● AIM:
Examine the entries below, count the lines holding the string "draw", and respond with the number only.

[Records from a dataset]
- - - - - - -
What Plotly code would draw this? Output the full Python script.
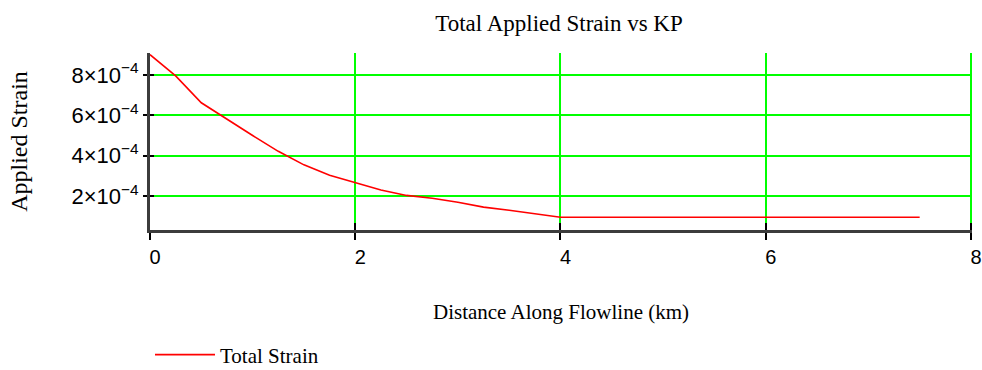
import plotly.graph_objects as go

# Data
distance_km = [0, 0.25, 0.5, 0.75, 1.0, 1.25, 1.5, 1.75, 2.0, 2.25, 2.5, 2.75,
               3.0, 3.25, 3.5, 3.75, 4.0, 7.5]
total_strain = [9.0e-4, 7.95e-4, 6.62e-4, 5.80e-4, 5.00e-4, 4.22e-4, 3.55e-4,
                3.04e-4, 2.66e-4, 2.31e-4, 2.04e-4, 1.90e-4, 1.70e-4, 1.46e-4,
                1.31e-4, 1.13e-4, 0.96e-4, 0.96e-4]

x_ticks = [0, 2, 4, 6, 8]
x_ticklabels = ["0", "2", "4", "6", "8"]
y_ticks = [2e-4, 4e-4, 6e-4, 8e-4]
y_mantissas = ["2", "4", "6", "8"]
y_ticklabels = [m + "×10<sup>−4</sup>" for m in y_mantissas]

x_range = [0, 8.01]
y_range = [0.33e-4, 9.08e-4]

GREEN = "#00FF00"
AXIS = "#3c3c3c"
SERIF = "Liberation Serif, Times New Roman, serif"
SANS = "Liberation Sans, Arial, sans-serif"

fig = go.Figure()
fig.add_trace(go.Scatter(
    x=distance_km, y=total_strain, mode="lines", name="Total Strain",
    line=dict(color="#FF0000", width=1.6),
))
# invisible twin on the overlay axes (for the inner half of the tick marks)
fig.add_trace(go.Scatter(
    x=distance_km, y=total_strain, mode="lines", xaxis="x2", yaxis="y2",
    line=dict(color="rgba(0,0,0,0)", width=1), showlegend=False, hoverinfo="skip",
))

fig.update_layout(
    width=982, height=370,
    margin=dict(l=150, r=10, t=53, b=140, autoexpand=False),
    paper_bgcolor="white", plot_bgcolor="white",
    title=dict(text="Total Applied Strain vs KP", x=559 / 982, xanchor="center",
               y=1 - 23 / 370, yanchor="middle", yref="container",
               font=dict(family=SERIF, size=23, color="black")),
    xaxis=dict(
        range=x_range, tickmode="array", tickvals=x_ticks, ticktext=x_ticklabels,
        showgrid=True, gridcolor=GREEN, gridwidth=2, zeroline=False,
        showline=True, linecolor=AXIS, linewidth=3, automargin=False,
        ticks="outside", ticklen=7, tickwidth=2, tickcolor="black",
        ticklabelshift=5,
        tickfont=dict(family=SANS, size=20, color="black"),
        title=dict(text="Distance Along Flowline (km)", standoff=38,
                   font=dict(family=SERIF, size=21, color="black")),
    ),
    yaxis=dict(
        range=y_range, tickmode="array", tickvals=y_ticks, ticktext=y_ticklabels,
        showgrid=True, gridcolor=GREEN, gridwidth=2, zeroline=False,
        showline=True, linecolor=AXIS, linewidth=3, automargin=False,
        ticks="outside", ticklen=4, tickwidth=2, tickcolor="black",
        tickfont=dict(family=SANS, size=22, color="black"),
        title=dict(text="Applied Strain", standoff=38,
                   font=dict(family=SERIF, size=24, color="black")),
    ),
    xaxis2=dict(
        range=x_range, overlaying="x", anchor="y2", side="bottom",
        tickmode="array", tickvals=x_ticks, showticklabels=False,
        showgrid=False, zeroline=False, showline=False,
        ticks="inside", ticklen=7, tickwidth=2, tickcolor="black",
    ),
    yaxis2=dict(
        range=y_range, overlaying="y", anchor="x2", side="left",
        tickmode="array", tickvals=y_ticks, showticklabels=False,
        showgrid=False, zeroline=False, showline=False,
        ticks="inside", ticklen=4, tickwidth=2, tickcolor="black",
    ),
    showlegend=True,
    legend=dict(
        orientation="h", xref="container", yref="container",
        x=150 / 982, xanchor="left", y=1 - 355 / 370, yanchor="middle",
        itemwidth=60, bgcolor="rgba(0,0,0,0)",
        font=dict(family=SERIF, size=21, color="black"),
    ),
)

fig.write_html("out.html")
- - - - - - -
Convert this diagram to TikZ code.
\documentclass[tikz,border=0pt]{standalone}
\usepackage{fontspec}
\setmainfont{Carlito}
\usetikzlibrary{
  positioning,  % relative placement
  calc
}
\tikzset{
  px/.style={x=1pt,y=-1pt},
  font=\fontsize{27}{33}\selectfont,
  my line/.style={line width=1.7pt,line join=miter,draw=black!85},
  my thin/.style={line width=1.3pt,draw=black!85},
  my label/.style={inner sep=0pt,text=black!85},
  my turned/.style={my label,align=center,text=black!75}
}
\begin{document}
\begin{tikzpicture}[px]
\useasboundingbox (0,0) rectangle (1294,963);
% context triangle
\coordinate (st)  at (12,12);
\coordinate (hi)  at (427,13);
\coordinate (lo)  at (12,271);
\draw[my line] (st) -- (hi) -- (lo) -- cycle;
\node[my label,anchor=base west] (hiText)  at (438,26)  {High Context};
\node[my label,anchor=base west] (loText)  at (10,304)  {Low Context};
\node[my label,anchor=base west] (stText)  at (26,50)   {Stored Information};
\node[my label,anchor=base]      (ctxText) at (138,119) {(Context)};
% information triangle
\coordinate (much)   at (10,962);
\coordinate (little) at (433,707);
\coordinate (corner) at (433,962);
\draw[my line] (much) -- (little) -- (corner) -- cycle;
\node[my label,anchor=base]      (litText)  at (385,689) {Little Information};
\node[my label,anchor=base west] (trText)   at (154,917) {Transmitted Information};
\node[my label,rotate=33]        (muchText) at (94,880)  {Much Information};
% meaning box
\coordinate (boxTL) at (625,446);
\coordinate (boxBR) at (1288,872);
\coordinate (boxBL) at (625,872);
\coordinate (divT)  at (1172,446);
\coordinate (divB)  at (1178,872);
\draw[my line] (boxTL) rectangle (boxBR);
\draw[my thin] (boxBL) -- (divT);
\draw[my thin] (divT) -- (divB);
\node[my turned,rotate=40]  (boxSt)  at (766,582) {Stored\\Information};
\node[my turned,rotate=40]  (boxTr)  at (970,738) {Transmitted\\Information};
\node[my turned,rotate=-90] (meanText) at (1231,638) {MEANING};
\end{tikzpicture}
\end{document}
- - - - - - -
● ANSWER TO THE TASK:
8